Photos taken by city employees show a wide crack that runs from top to bottom and across the structure as well. Other photos show a large horizontal crack under the foundation of a small restaurant on the pier, the Chit Chat Cafe.
The cafe was also shut down.
This is not the first time the 53-year-old pier has shown signs of stress. In 2021, part of it was shut down after handrails along the edge collapsed. And in 2023, after a series of storms pummeled the Central California coast, damaging parts of the pier, the structure was partially closed for more than year.
Those same storms caused extensive damage in Aptos and Capitola, 70 miles south, where piers and waterfront infrastructure were swept away or damaged.
In 2024, a 150- to 180- foot section of the Santa Cruz wharf was ripped off by powerful waves.
At least 10 of the state’s dozens of coastal public piers were closed for part or all of 2024 due to structural damage sustained in winter storms since 2022. At least five others have longer-term upgrades planned to address structural issues.
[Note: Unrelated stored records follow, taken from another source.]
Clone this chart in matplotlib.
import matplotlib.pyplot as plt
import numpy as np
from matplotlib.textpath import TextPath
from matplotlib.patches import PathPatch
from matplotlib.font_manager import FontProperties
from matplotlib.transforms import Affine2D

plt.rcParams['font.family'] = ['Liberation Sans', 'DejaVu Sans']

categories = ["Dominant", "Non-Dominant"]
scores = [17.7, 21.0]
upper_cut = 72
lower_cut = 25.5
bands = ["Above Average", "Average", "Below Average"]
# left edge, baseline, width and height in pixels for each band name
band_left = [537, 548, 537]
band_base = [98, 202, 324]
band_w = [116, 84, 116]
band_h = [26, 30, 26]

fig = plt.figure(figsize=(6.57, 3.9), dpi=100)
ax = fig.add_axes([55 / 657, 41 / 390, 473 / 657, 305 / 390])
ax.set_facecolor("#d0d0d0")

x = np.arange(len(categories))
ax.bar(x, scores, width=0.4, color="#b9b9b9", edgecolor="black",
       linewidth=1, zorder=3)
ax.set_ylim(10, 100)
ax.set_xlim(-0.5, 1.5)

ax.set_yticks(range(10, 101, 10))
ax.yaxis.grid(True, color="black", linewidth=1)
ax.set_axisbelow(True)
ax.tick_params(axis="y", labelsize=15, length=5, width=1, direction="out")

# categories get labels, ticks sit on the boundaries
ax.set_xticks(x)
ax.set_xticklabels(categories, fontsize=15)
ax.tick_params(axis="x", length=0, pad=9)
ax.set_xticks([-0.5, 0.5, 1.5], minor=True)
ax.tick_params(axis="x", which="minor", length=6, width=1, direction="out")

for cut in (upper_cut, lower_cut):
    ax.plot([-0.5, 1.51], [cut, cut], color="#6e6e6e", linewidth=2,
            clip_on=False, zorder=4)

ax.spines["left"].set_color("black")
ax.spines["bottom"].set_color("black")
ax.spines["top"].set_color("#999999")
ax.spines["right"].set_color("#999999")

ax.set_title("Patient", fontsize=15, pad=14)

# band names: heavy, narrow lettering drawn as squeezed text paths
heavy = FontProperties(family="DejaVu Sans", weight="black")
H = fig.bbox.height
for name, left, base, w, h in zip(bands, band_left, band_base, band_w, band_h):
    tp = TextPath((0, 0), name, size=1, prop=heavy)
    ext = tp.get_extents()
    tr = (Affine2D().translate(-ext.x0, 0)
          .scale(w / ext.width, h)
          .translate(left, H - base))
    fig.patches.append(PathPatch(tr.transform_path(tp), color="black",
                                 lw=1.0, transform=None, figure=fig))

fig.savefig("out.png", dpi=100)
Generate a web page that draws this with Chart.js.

“These things are costly to maintain,” said Zach Plopper, senior environmental director at Surfrider. “They are a part of our California coastal culture in many ways, but we’re going to need to reckon with, one, the state that they’re in, and two, the continuous and worsening threats they’re going to experience,”
He said most of the piers were constructed in the early 1900s, and they weren’t built to withstand decades of rough seas, storms and rising sea level.
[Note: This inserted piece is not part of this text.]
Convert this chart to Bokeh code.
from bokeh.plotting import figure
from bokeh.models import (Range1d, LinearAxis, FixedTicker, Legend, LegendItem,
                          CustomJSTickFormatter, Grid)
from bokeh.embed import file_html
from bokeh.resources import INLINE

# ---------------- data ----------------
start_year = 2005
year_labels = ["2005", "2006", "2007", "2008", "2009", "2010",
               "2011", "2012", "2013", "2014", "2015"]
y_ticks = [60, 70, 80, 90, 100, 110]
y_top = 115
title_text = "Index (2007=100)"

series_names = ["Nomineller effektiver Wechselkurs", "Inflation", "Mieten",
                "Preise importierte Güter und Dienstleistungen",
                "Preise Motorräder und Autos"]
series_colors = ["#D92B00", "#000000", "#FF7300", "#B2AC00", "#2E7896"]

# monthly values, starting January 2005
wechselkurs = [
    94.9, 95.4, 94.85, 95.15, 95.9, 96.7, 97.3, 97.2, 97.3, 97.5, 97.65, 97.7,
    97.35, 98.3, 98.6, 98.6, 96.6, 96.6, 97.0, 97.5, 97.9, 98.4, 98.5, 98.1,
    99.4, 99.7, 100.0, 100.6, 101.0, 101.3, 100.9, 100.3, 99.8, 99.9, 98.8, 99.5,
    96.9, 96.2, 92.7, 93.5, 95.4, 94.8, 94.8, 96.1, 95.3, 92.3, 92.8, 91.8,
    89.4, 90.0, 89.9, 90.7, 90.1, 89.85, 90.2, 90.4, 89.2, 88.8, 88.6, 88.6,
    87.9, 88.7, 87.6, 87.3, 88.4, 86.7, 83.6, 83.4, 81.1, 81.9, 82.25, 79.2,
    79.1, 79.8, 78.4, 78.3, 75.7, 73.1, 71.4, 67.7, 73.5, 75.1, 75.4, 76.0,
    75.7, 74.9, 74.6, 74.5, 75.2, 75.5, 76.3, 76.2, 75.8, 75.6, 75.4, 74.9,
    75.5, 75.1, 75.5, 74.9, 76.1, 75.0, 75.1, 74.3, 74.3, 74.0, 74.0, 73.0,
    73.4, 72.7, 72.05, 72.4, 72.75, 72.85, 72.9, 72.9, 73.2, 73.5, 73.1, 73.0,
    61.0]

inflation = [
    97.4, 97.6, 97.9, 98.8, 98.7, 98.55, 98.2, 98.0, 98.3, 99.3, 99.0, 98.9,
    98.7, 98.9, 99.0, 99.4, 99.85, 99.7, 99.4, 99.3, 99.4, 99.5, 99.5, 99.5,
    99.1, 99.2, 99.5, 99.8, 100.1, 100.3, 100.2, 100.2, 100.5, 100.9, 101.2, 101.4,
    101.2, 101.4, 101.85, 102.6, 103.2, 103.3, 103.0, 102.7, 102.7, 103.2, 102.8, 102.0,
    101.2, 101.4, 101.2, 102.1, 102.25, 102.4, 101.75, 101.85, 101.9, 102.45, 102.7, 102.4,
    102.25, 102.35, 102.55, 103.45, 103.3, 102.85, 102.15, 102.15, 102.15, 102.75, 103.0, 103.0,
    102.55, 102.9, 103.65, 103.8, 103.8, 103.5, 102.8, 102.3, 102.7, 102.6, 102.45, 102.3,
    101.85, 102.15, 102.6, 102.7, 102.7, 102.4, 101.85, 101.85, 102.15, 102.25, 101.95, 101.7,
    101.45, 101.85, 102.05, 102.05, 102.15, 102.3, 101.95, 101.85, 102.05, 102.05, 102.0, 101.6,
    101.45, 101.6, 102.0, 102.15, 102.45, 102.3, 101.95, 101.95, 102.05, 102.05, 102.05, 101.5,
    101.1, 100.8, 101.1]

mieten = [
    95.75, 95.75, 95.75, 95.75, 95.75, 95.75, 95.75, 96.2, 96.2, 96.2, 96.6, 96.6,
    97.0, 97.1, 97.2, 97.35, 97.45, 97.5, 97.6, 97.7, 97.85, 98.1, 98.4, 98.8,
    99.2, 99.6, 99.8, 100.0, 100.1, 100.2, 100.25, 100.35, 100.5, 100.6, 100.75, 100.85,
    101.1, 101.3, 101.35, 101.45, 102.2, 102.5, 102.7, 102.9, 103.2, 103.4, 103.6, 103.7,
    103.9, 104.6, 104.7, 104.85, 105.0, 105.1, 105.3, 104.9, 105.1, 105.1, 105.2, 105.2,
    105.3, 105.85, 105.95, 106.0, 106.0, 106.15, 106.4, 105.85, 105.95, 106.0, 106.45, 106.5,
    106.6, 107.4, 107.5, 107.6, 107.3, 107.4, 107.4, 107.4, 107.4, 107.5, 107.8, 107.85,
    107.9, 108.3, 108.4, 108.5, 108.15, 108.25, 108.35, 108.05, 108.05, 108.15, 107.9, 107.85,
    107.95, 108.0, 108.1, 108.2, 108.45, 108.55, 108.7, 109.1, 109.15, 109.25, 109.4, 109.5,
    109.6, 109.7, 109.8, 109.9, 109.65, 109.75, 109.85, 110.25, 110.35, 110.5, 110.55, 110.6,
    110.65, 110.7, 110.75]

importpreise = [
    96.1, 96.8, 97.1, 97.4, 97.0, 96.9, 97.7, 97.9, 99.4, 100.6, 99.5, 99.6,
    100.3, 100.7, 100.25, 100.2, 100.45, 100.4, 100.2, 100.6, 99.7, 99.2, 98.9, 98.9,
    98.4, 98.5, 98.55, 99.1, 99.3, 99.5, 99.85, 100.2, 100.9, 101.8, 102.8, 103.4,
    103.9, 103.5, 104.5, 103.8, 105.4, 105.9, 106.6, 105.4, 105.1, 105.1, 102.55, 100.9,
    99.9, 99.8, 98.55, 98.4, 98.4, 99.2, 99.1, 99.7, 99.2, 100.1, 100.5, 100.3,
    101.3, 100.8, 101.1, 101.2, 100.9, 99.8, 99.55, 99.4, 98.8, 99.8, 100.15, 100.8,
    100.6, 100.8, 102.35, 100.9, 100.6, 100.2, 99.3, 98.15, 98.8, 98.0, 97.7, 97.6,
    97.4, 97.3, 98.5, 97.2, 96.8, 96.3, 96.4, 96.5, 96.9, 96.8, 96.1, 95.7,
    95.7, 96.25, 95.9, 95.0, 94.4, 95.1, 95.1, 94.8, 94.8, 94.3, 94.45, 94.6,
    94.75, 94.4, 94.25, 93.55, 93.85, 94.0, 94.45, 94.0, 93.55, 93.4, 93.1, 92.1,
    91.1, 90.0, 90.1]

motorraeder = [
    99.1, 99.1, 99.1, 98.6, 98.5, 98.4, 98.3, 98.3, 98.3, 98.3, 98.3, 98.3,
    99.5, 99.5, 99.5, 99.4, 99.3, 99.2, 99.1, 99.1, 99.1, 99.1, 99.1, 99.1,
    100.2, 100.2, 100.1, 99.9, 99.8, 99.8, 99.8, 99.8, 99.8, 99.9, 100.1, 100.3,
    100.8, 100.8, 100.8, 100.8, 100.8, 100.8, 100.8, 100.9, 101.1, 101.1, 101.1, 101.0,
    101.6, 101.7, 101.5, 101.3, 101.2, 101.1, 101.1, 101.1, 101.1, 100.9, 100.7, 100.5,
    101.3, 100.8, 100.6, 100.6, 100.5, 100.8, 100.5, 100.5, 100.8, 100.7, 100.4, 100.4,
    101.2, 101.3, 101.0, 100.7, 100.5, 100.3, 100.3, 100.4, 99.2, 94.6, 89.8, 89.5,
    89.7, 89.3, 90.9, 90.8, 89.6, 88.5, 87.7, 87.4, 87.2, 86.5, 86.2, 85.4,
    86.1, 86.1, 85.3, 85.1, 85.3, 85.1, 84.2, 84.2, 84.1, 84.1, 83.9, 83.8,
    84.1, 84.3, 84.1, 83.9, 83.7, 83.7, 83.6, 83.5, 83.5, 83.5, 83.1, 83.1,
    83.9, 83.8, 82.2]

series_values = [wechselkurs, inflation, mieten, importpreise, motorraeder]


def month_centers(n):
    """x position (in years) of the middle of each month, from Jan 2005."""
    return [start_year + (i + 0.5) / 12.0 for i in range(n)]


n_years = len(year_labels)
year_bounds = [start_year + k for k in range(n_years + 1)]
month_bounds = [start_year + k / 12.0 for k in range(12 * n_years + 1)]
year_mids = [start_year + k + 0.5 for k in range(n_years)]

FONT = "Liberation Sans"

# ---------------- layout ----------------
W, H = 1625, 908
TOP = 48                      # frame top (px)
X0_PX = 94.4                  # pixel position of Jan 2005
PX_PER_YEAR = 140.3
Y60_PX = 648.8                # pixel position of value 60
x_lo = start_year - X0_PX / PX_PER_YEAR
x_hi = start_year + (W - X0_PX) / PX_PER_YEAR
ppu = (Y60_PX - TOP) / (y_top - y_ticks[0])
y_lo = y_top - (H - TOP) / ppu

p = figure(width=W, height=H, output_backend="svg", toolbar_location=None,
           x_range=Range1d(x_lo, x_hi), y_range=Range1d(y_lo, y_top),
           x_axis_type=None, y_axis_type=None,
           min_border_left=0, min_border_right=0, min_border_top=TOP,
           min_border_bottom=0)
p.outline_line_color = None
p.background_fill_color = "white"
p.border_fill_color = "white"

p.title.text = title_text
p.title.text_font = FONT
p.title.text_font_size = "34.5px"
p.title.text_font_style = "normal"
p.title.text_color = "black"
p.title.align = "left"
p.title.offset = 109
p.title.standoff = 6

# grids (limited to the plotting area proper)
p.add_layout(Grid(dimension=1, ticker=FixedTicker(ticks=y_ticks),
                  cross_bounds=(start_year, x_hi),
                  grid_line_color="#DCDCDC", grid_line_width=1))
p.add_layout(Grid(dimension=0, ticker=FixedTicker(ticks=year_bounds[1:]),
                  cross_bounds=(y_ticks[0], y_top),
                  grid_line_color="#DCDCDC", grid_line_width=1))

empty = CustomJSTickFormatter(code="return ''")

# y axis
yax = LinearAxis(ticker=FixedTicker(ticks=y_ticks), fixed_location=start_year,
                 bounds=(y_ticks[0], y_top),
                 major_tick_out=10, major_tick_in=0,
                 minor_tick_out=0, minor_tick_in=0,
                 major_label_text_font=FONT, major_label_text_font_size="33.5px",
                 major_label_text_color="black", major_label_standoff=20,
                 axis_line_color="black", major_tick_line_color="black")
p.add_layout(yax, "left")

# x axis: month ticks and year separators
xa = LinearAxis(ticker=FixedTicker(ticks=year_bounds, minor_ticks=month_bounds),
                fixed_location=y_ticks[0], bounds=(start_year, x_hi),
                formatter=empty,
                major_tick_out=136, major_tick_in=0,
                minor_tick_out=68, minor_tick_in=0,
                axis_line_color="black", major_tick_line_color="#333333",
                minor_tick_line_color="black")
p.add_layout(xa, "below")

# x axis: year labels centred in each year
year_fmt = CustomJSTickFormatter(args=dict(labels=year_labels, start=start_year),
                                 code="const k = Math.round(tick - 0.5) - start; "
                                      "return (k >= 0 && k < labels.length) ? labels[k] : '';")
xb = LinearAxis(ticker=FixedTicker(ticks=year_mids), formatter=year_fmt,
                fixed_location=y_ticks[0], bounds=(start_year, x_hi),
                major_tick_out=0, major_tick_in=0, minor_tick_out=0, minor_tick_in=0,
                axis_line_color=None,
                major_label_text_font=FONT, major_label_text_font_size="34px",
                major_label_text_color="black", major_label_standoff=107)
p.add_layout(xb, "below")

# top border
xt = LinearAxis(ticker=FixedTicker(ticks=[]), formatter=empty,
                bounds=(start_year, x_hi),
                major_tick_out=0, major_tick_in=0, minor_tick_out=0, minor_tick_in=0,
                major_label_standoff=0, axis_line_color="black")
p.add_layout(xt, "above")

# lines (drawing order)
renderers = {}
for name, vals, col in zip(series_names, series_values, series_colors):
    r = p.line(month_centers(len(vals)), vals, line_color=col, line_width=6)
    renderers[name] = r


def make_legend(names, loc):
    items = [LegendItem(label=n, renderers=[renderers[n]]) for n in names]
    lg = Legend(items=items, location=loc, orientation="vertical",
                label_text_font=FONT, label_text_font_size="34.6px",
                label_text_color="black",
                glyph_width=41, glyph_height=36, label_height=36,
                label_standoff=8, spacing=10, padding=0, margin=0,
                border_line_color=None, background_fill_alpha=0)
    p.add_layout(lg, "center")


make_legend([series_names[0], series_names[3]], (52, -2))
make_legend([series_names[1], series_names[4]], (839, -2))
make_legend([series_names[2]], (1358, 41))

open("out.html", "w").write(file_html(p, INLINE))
“With this incoming El Niño, which is forecasted to be significant, and this marine heat wave we’re in the midst of, we’re kind of in uncharted waters as far as what this winter could bring in terms of storms and swells to the California coast, and we’re likely going to see a lot more damage,” he said. “Not just piers, but roads and other coastal infrastructure up and down the state.”
There was no storm in Pacifica earlier this week, so no single event could be blamed for the destruction.
However, a 2025 report from an outside engineering firm, GHD, found that several sections of the pier were in “poor” or “serious” condition, and they recommended closure before anticipated storms or events that could “subject the piles to high winds, swells and large waves.”
The firm found several areas of the pier where concrete was missing and rebar was exposed and corroding.
“The pier has continued to experience high winds and large waves in a harsh marine environment,” the engineers wrote in the report, noting that continuous exposure to seawater or marine spray was “detrimental” to the structure.
A 2023 city report estimated it would cost $19 million to repair.
That same year, a state law was enacted to require local governments along the California coast to plan for sea level rise in the coming decades.
Sea level has risen some 8 inches, on average, along the coast in the past 150 years, Plopper said, and researchers anticipate another foot in the next 25 years.
“We’re going to see profound shifts on our coastline, none that we have ever experienced before, and building static structures on the coast just doesn’t work all that well,” he said. “We’re going to have to make some really hard decisions.”